Recap: Week Ending January 9, 2015

January 11, 2015

Equity markets closed the first full trading week of 2015 on a negative note as investors and traders began to enter positions for the new year. The S&P 500 was the weakest out of the major US indexes, sliding 0.65% lower on the week. On the other hand, the tech heavily NASDAQ 100 which contains such companies as Apple and Amazon was the strongest of the US indexes closing down 0.4% on the week. North American oil markets did not fair well, seeing large losses with the North American benchmark falling $4.6 last week to make new lows. The levels, which crude is currently trading at, have not yet been seen in over five years. The weak oil market put a damper on the Toronto Stock Exchange Composite Index, also known as the TSX, which fell 2.5% on the week making it one of the weaker global indexes.

Last week was a busy week on the US and Canadian economic calendars with the release of both the Federal Reserves FOMC minutes as well as the unemployment rate in both countries. The minutes were released on Wednesday. Monday and Tuesday of last week saw a strong presence of sellers in the market as the Dow Jones Industrial Average had one of its weakest days it has seen in months on Monday. The minutes showed no new information; however, there were a few new notions worth bring to the attention of investors. Through the statement, committee members made it clear that they were concerned about foreign economic and financial developments. The members noted concern regarding the negative effects of weak oil on foreign countries, however, believe that these impacts are outweighed for the time being by the positive effects of lower gas prices in the US and the positive labour market. The statement also went on to say that they feel that the decline seen in inflation is temporary. This somewhat dovish news regarding interest rates set a bid into the market, causing the Dow to rally more than 1% on the day.
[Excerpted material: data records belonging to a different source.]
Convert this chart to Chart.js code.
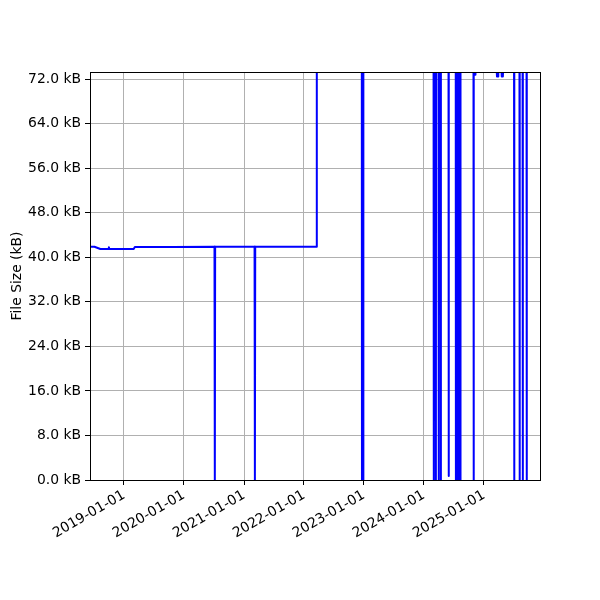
<!DOCTYPE html>
<html>
<head>
<meta charset="utf-8">
<script src="https://cdn.jsdelivr.net/npm/chart.js@4.4.1/dist/chart.umd.min.js"></script>
<style>
  html, body { margin: 0; padding: 0; background: #ffffff; }
  #wrap { width: 600px; height: 600px; }
</style>
</head>
<body>
<div id="wrap"><canvas id="c" width="600" height="600"></canvas></div>
<script>
// ---- data ----
const dates = [
  '2018-06-08','2018-07-05','2018-08-10','2018-09-28','2018-10-01','2018-10-04',
  '2019-03-01','2019-03-08','2019-10-15','2019-10-18','2019-10-22',
  '2020-07-05','2020-07-07','2020-07-09',
  '2021-03-06','2021-03-08','2021-03-10',
  '2022-03-18','2022-03-20',
  '2022-12-19','2022-12-20','2022-12-21','2022-12-27','2022-12-28','2022-12-29',
  '2024-02-29','2024-03-01','2024-03-02',
  '2024-03-13','2024-03-14','2024-03-15',
  '2024-03-30','2024-03-31','2024-04-01',
  '2024-04-12','2024-04-13','2024-04-14',
  '2024-05-30','2024-05-31','2024-06-01',
  '2024-07-13','2024-07-14','2024-07-15',
  '2024-07-19','2024-07-20','2024-07-21',
  '2024-07-25','2024-07-26','2024-07-27',
  '2024-07-31','2024-08-01','2024-08-02',
  '2024-08-06','2024-08-07','2024-08-08',
  '2024-08-10','2024-08-11','2024-08-12',
  '2024-10-29','2024-10-30','2024-10-31','2024-11-09','2024-11-10',
  '2025-03-20','2025-03-21','2025-03-28','2025-03-29',
  '2025-04-18','2025-04-19','2025-04-26','2025-04-27',
  '2025-07-03','2025-07-04','2025-07-05',
  '2025-08-05','2025-08-06','2025-08-07',
  '2025-08-24','2025-08-25','2025-08-26',
  '2025-09-17','2025-09-18','2025-09-19',
  '2025-12-08'
];
const sizesKB = [
  41.9, 41.9, 41.5, 41.5, 41.8, 41.5,
  41.5, 41.85, 41.85, 41.88, 41.85,
  41.9, 0, 41.9,
  41.9, 0, 41.9,
  41.9, 73.3,
  73.3, 0, 73.3, 73.3, 0, 73.3,
  73.3, 0, 73.3,
  73.3, 0, 73.3,
  73.3, 0, 73.3,
  73.3, 0, 73.3,
  73.3, 0.7, 73.3,
  73.3, 0, 73.3,
  73.3, 0, 73.3,
  73.3, 0, 73.3,
  73.3, 0, 73.3,
  73.3, 0, 73.3,
  73.3, 0, 73.3,
  73.3, 0, 72.8, 72.8, 73.3,
  73.3, 72.5, 72.5, 73.3,
  73.3, 72.5, 72.5, 73.3,
  73.3, 0, 73.3,
  73.3, 0, 73.3,
  73.3, 0, 73.3,
  73.3, 0, 73.3,
  73.3
];
const xTickLabels = ['2019-01-01','2020-01-01','2021-01-01','2022-01-01','2023-01-01','2024-01-01','2025-01-01'];
const yTicks = [0, 8, 16, 24, 32, 40, 48, 56, 64, 72];
const yTitle = 'File Size (kB)';

// ---- build ----
const points = dates.map((d, i) => ({ x: Date.parse(d), y: sizesKB[i] }));
const xMin = Date.parse(dates[0]);
const xMax = Date.parse(dates[dates.length - 1]);
const yMax = Math.max(...sizesKB);

const FONT = { family: 'DejaVu Sans', size: 13.9 };

const frame = {
  id: 'frame',
  afterDraw(chart) {
    const a = chart.chartArea, ctx = chart.ctx;
    ctx.save();
    ctx.strokeStyle = '#000';
    ctx.lineWidth = 1;
    ctx.strokeRect(Math.round(a.left) + 0.5, Math.round(a.top) + 0.5,
                   Math.round(a.right - a.left), Math.round(a.bottom - a.top));
    ctx.restore();
  }
};

Chart.defaults.color = '#000';

new Chart(document.getElementById('c'), {
  type: 'line',
  data: {
    datasets: [{
      data: points,
      borderColor: '#0000ff',
      borderWidth: 2,
      borderJoinStyle: 'round',
      borderCapStyle: 'butt',
      pointRadius: 0,
      tension: 0,
      fill: false
    }]
  },
  options: {
    responsive: false,
    animation: false,
    layout: { padding: { left: 0, top: 72, right: 60, bottom: 0 } },
    plugins: { legend: { display: false }, tooltip: { enabled: false } },
    scales: {
      x: {
        type: 'linear',
        min: xMin,
        max: xMax,
        afterBuildTicks(scale) {
          scale.ticks = xTickLabels.map(s => ({ value: Date.parse(s) }));
        },
        afterFit(scale) { scale.height = 120; },
        ticks: {
          font: FONT,
          color: '#000',
          maxRotation: 30,
          minRotation: 30,
          autoSkip: false,
          padding: 2,
          callback(v) {
            const d = new Date(v);
            const mm = String(d.getUTCMonth() + 1).padStart(2, '0');
            const dd = String(d.getUTCDate()).padStart(2, '0');
            return d.getUTCFullYear() + '-' + mm + '-' + dd;
          }
        },
        grid: { color: '#b0b0b0', lineWidth: 1, tickColor: '#000', tickLength: 5, drawTicks: true },
        border: { display: true, color: '#000', width: 1 }
      },
      y: {
        type: 'linear',
        min: 0,
        max: yMax,
        afterBuildTicks(scale) {
          scale.ticks = yTicks.map(v => ({ value: v }));
        },
        afterFit(scale) { scale.width = 90; },
        ticks: {
          font: FONT,
          color: '#000',
          padding: 4,
          callback(v) { return v.toFixed(1) + ' kB'; }
        },
        title: { display: true, text: yTitle, font: FONT, color: '#000', padding: { top: 9, bottom: 4 } },
        grid: { color: '#b0b0b0', lineWidth: 1, tickColor: '#000', tickLength: 5, drawTicks: true },
        border: { display: true, color: '#000', width: 1 }
      }
    }
  },
  plugins: [frame]
});
</script>
</body>
</html>
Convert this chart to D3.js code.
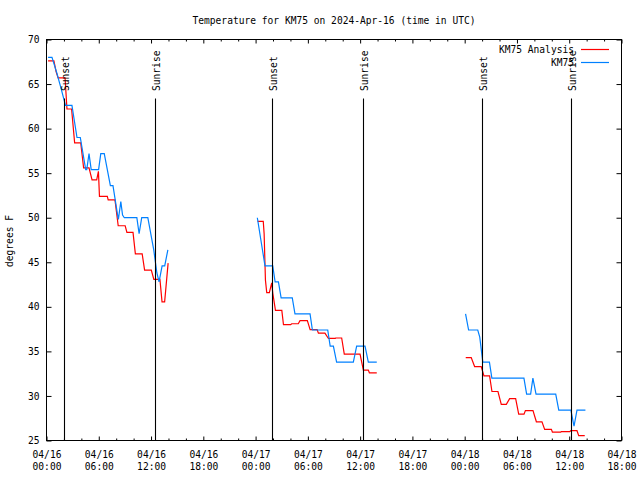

The other major market moving economic data that was released last week was the unemployment rates in both Canada and the United States. The unemployment rate in Canada remained unchanged for the month of December, coming in at 6.6%. 6.6% was also the expected consensus reading. The lack of movement in the rate comes as the labour force participation rate ticked lower from 66% to 65.9%, a negative sign for the economy. The American unemployment picture remains a lot stronger, with the reading coming in at 5.6% vs. the previous reading of 5.8% and a consensus of 5.7%. Like the Canadian labour force participation rate, the US’s rate also shrank from the previous reading of 62.9% to 62.7%. As the labor force shrinks, it indicates that many have quit looking for new jobs and are not officially unemployed and out of the job market. The beat in the unemployment rate did not sit well with US markets with the Dow closing down 0.95%. The TSX faired much better only closing Friday down -0.5% on the day. The negative reaction to the news comes as the notion that a beat in the unemployment rate will cause rates to rise sooner than later, putting a halt on the recent multi-year rally to new highs.